Despite the negative reaction to the direction the games were heading in after a certain point, the subscription system means that the devs don't have to change course as they will make enough money off of the diehards who remain anyway. The devs give lip service about how they are going to listen to the players now, but the game does not fundamentally improve or revert to the direction that players originally loved about it.
- Subscription based MMOs almost always take place from the perspective of a single, highly customizeable player character that players are too invested in, which severely hamstrings the storytelling possibilities. Devs are loathe to make anything bad happen to the player like them getting an arm chopped off or becoming a pariah in their home country and being ousted and losing their home. It is hard to be invested in a story when nothing bad will befall the protagonist. Devs are also loathe to have longterm change of POVs from your customizeable character to another. At most, you might play another preset character like Illidan or Alphinaud for a few minutes for one quest before going back to your customizeable character. WoW players tend to complain about these "vehicle" quests (part of the issue with WoW is that the story is DOA due to it being presented as paragraphs of quest text, which players quickly become accustomed to ignoring, so people do not build any emotional investment in the story and thus see these sections as intrusive rather than a delight). This makes it near impossible to see the story from a longterm POV of a antagonistic character or country that is not on the same side as the player.

And then lastly, a series of box purchase games (ie Trails, Sakura Wars, PS1 Final Fantasy, Yakuza, The Banner Saga trilogy, etc):
► Box purchase games
+ The customer buys the game and gets a complete experience. They buy a game, put it in, get a beginning, a middle, and an end. They get all of the party members and mounts and features. (Note: Trails has been making costumes that characters wear in cutscenes exclusive to steam store addons now).
+ Because the devs are not trying to make most of their money off of selling individual characters - because the player is buying the holistic experience/package - the devs can kill off party members, and create party members that are not very handsome or are monstrous. An unattractive party member or a character who dies is unlikely to be a dealbreaker for someone's interest in a box purchase game.
+ Because this is not a live service game with the promise that you are going to be continuing your character indefinitely across every installment/expac, the devs can have you play as a different character in every installment, massively expanding the amount of perspectives in the world and adding more nuance to the story. In Trails, you can be playing as Liberlians who were invaded by the Erebonian empire, and then in another installment play as Erebonian characters, and then in another installment play as an internationally hated fugitive who is a pariah even to his home country of Erebonia, and then in another installment play as someone in the country of Calvard which is aligned against Erebonia. Etc.

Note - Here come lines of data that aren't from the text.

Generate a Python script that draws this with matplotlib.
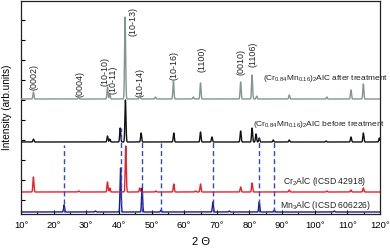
import numpy as np
import matplotlib
matplotlib.use("Agg")
import matplotlib.pyplot as plt
from matplotlib.ticker import MultipleLocator, FixedLocator

plt.rcParams['font.family'] = ['Liberation Sans', 'DejaVu Sans']
plt.rcParams['mathtext.fontset'] = 'custom'
plt.rcParams['mathtext.rm'] = 'Liberation Sans'
plt.rcParams['mathtext.it'] = 'Liberation Sans'
plt.rcParams['mathtext.bf'] = 'Liberation Sans'

# ---- data (2theta in degrees, intensities in arbitrary units) ----
after_base = 115
after_pos = [13.8, 27.6, 36.5, 37.2, 41.9, 46.4, 51.2, 56.7, 62.8, 65.0, 77.3, 80.8, 82.2, 92.2, 103.7, 111.1, 114.9]
after_h   = [7,    2,    12,   5,    82,   4,    2,    18,   2,    16,   17,   24,   3,    4,    2,     9,     15]

before_base = 72
before_pos = [13.8, 36.5, 37.2, 40.4, 42.0, 46.8, 56.8, 65.0, 68.5, 77.3, 80.8, 82.0, 83.0, 87.3, 92.2, 103.5, 111.1, 114.9, 119.8]
before_h   = [3,    6,    3,    14,   42,   9,    9,    10,   5,    11,   14,   8,    4,    2,    2,    1,     5,     9,     4]

cr_base = 22
cr_pos = [13.8, 27.7, 36.5, 37.2, 42.1, 46.4, 51.3, 56.8, 63.5, 65.0, 77.3, 80.8, 92.2, 103.7, 111.1, 114.9]
cr_h   = [15,   1,    10,   4,    46,   4,    1,    8,    1,    8,    5,    9,    2,    1,     2,     4]

mn_base = 2
mn_pos = [23.2, 32.8, 40.5, 47.1, 52.9, 68.8, 73.8, 83.0, 87.6, 106.0]
mn_h   = [7,    1,    44,   24,   2,    10,   1,    10,   2,    1]

ref_pos = [23.2, 40.5, 47.2, 52.8, 68.8, 83.0, 87.5]
ref_top = [69,   86,   74,   71,   73,   76,   74]

hkl_labels = ['(0002)', '(0004)', '(10-10)', '(10-11)', '(10-13)', '(10-14)', '(10-16)', '(1100)', '(0010)', '(1106)']
hkl_x      = [14.0, 28.1, 35.7, 38.2, 44.3, 46.5, 56.9, 65.5, 77.4, 81.1]
hkl_y      = [124,  117,  128,  120,  178,  117,  134,  142,  139,  147]

xticks = list(range(10, 121, 10))
xtick_labels = [f'{v}°' for v in xticks]
yticks = [14, 34, 54, 74, 94, 114, 134, 154, 174, 194]

# ---- figure ----
fig = plt.figure(figsize=(3.9, 2.5), dpi=100)
ax = fig.add_axes([21/390, 1 - 214/250, 359/390, 213/250])

x = np.arange(10, 120.001, 0.02)
def profile(base, pos, h, s=0.16):
    y = np.full_like(x, float(base))
    for c, a in zip(pos, h):
        y += a * np.exp(-0.5 * ((x - c) / s) ** 2)
    return y

ax.plot(x, profile(mn_base, mn_pos, mn_h), color='#1c1c8e', lw=1.0, zorder=2)
ax.plot(x, profile(cr_base, cr_pos, cr_h), color='#e8202c', lw=1.0, zorder=2)
ax.plot(x, profile(before_base, before_pos, before_h), color='#111111', lw=1.0, zorder=3)
for p, t in zip(ref_pos, ref_top):
    ax.plot([p, p], [mn_base, t], color='#3347d0', lw=1.0, dashes=(3.6, 2.2), zorder=4)
ax.plot(x, profile(after_base, after_pos, after_h), color='#82968f', lw=1.0, zorder=5)

for lab, lx, ly in zip(hkl_labels, hkl_x, hkl_y):
    ax.text(lx, ly, lab, rotation=90, ha='center', va='bottom', fontsize=6.4, color='#222222')

ax.text(84.1, 136, r'(Cr$_{0.84}$Mn$_{0.16}$)$_2$AlC after treatment', fontsize=6, va='center', ha='left', color='#222222')
ax.text(81.1, 90, r'(Cr$_{0.84}$Mn$_{0.16}$)$_2$AlC before treatment', fontsize=6, va='center', ha='left', color='#222222')
ax.text(90.3, 33, r'Cr$_2$AlC (ICSD 42918)', fontsize=6.2, va='center', ha='left', color='#222222')
ax.text(89.3, 8, r'Mn$_3$AlC (ICSD 606226)', fontsize=6.2, va='center', ha='left', color='#222222')

ax.set_xlim(10, 120)
ax.set_ylim(0, 213)
ax.xaxis.set_major_locator(FixedLocator(xticks))
ax.set_xticklabels(xtick_labels, fontsize=6.8)
ax.xaxis.set_minor_locator(MultipleLocator(5))
ax.yaxis.set_major_locator(FixedLocator(yticks))
ax.set_yticklabels([])
ax.tick_params(axis='x', which='major', direction='in', length=3, width=0.8, pad=5)
ax.tick_params(axis='x', which='minor', direction='in', length=1.6, width=0.8)
ax.tick_params(axis='y', which='major', direction='in', length=3, width=0.8)
for sp in ax.spines.values():
    sp.set_linewidth(0.9)
    sp.set_color('#222222')

ax.set_xlabel('2 Θ', fontsize=8, labelpad=5)
ax.set_ylabel('Intensity (arb.units)', fontsize=7.2, labelpad=3)

fig.savefig('out.png', dpi=100)
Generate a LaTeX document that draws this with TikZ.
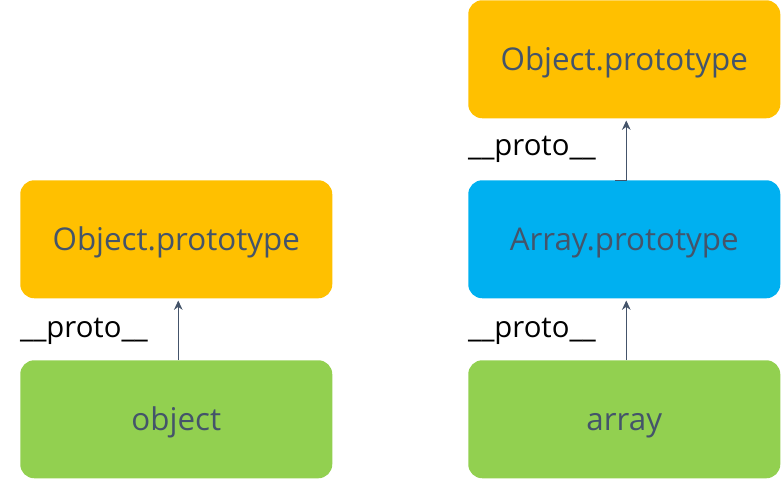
\documentclass[tikz,border=0pt]{standalone}
\usepackage{fontspec}
\setmainfont{Open Sans}
\usetikzlibrary{arrows.meta}
\definecolor{cyel}{HTML}{FFC000}
\definecolor{cblue}{HTML}{00B0F0}
\definecolor{cgreen}{HTML}{92D050}
\definecolor{ctext}{HTML}{44546A}
\tikzset{
  box/.style={draw=none, rounded corners=10.5pt, minimum width=234pt, minimum height=88.5pt,
    inner sep=0, text=ctext, font=\fontsize{23.5}{26}\selectfont, anchor=north west,
    text height=16.8pt, text depth=0pt},
  link/.style={draw=ctext, line width=0.7pt, shorten >=1.5pt, -{Stealth[length=7pt,width=6.5pt]}},
  lbl/.style={font=\fontsize{22}{24}\selectfont, text=black, inner sep=0}
}
\begin{document}
\begin{tikzpicture}[x=0.75pt,y=-0.75pt]
\useasboundingbox (0,0) rectangle (781,479);
\node[box, fill=cyel] (op1) at (20,180) {Object.prototype};
\node[box, fill=cgreen] (obj) at (20,360) {object};
\node[box, fill=cyel] (op2) at (468,0) {Object.prototype};
\node[box, fill=cblue] (ap) at (468,180) {Array.prototype};
\node[box, fill=cgreen] (arr) at (468,360) {array};
\draw[link] ([xshift=1.5pt]obj.north) -- ([xshift=1.5pt]op1.south);
\draw[link] ([xshift=1.5pt]arr.north) -- ([xshift=1.5pt]ap.south);
\draw[link] ([xshift=-7pt]ap.north) -- ([xshift=1.5pt]ap.north) -- ([xshift=1.5pt]op2.south);
\node[lbl] (l1) at (84,331) {\_\_proto\_\_};
\node[lbl] (l2) at (532,331) {\_\_proto\_\_};
\node[lbl] (l3) at (532,149) {\_\_proto\_\_};
\end{tikzpicture}
\end{document}
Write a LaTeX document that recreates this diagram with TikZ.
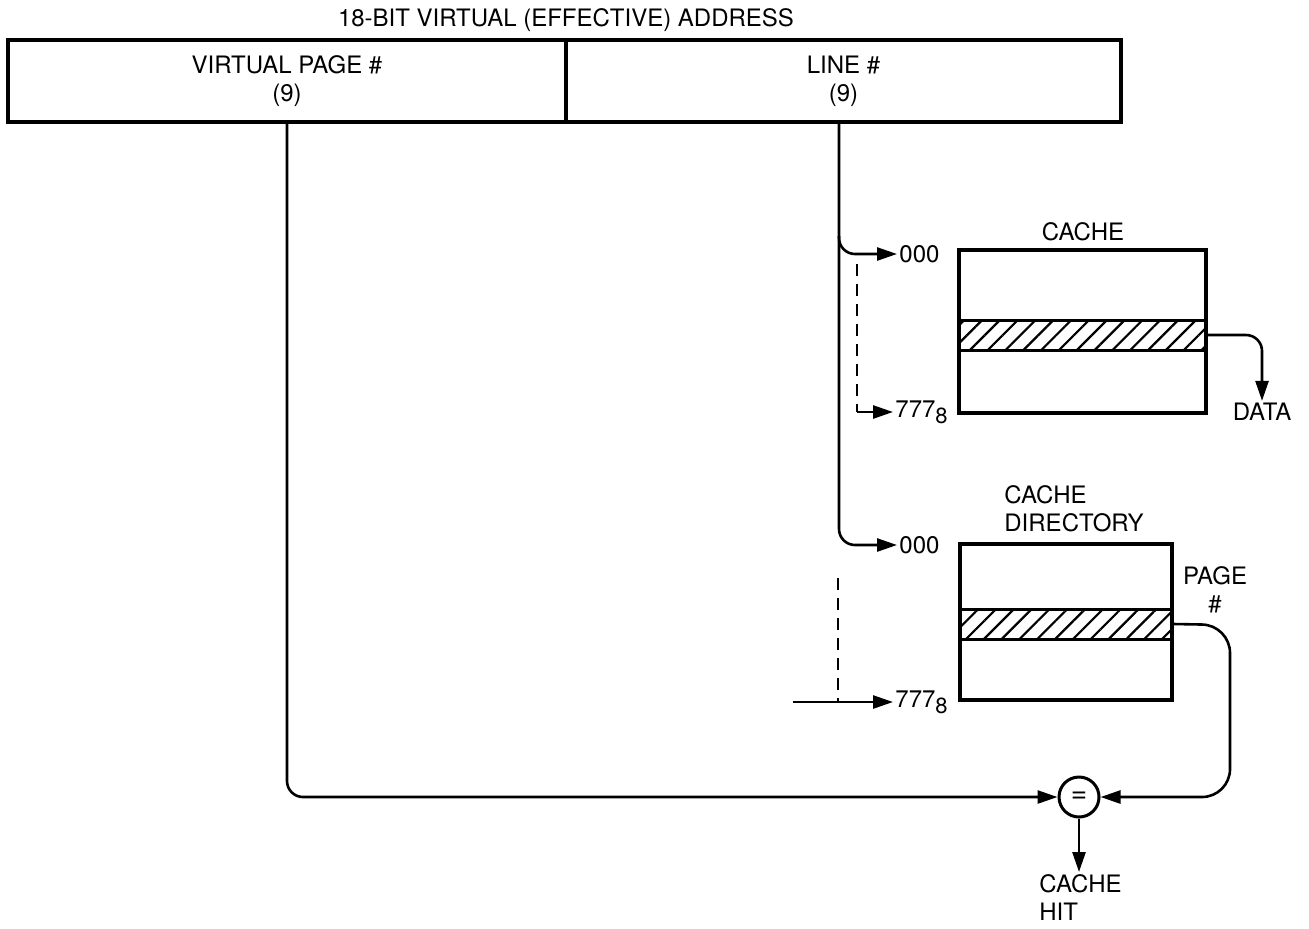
\documentclass[tikz,border=0pt]{standalone}
\usepackage{fontspec}
\setmainfont{TeX Gyre Heros}
\usepackage{tikz}
\usetikzlibrary{arrows.meta, positioning, calc, patterns.meta}

\begin{document}
\begin{tikzpicture}[
  x=0.5pt, y=-0.5pt,
  >={Triangle[length=10pt, width=6.5pt]},
  font=\fontsize{12}{14}\selectfont,
  field/.style={
    draw, line width=1.6pt, minimum height=41pt, align=center,
    inner sep=0pt
  },
  membox/.style={draw, line width=1.6pt, inner sep=0pt},
  band/.style={
    draw, line width=1.5pt, inner sep=0pt, minimum height=15pt,
    pattern={Lines[angle=45, distance=6.3pt, line width=1.1pt]}
  },
  lbl/.style={inner sep=1pt},
  wire/.style={line width=1.3pt, rounded corners=8pt},
  flow/.style={wire, ->},
  dashwire/.style={line width=1.3pt, dash pattern=on 6pt off 4pt},
  cmpnode/.style={circle, draw, line width=1.5pt, minimum size=20pt, inner sep=0pt,
    font=\fontsize{14}{14}\selectfont},
]
\useasboundingbox (0,0) rectangle (1309,928);

% Address fields
\node[lbl] (title) at (566,20) {18-BIT VIRTUAL (EFFECTIVE) ADDRESS};
\node[field, minimum width=279pt] (vpage) at (287,81) {VIRTUAL PAGE \#\\(9)};
\node[field, minimum width=277.5pt] (linef) at (843.5,81) {LINE \#\\(9)};

% Cache
\node[membox, minimum width=123.5pt, minimum height=81.5pt] (cache) at (1082.5,331.5) {};
\node[band, minimum width=123.5pt] (cline) at (1082.5,335) {};
\node[lbl] (cachelbl) at (1083,232) {CACHE};
\node[lbl, anchor=west] (c0) at (897,254) {000};
\node[lbl, anchor=west] (c7) at (893,412) {777\raisebox{-0.45ex}{\fontsize{11}{13}\selectfont 8}};
\node[lbl] (data) at (1262,412) {DATA};

% Cache directory
\node[membox, minimum width=106pt, minimum height=78pt] (dir) at (1066,622) {};
\node[band, minimum width=106pt] (dline) at (1066,624) {};
\node[lbl, align=left, anchor=north west] (dirlbl) at (1002,483) {CACHE\\DIRECTORY};
\node[lbl, align=center] (pagelbl) at (1215,590) {PAGE\\\#};
\node[lbl, anchor=west] (d0) at (897,545) {000};
\node[lbl, anchor=west] (d7) at (893,702) {777\raisebox{-0.45ex}{\fontsize{11}{13}\selectfont 8}};

% Comparator
\node[cmpnode] (cmp) at (1079,797) {=};
\node[lbl, align=left, anchor=north west] (hit) at (1037,872) {CACHE\\HIT};

% Tap points
\coordinate (tapA) at (839,236);
\coordinate (dashA) at (857,264);
\coordinate (dashB) at (838,578);
\coordinate (feed) at (793,700);
\coordinate (pgturn) at (1230,625);

% Line number to cache and directory
\draw[flow] (linef.south -| tapA) |- (d0.west);
\draw[flow] (tapA) |- (c0.west);
\draw[dashwire] (dashA) -- (dashA |- c7.west);
\draw[flow] (dashA |- c7.west) -- (c7.west);
\draw[dashwire] (dashB) -- (dashB |- d7.west);
\draw[flow] (feed |- d7.west) -- (d7.west);

% Data out
\draw[flow] (cline.east) -| (data.north);

% Compare
\draw[flow] (vpage.south) |- (cmp.west);
\draw[flow, rounded corners=14pt] (dline.east) -- (pgturn) |- (cmp.east);
\draw[flow] (cmp.south) -- (hit.north -| cmp.south);

\end{tikzpicture}
\end{document}
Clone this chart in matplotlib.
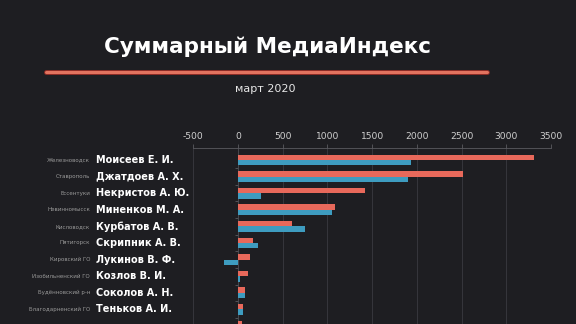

In live service games where you only get the perspective of the Horde/Alliance or Eorzea, it is very difficult or impossible to get a long term POV from say a Mogu or a Garlean.
- The fastest rate of release for a serialized box purchase game I have seen is one game per year from the Trails series. That means that the game comes out, gets discussion for a month or two, and then that's it. The fans don't have anything to munch on for another 10 months until the next game comes out. Live service games with new content coming out every 3 months or 6 weeks are able to keep superfans occupied year round.
- Serialized box purchase RPGs typically do not carry over your character progression/inventory from entry to entry. Series that do this like The Banner Saga are sadly a rare exception. It seems that most devs of these serialized series do not plan their character progression and battle content far enough ahead, so each game you lose everything you earned and get reset. That is not to say that MMOs and gacha's execution of carry overs between expansions is perfect, though. MMOs often have an ilevel treadmill reset whenever a new expansion comes out, so almost all of the gear you acquired before becomes mechanically worthless. For pre-Genshin gacha games, you could outgear the content and crush it, harming the experience. 3D Chinese gacha games tend to have an unusual form of world level scaling that correlates with your account's level, not the levels of your characters. So you can acquire a new character that is at level 1, but as you are doing stuff trying to level that character up, your account level is still increasing and making the world more difficult.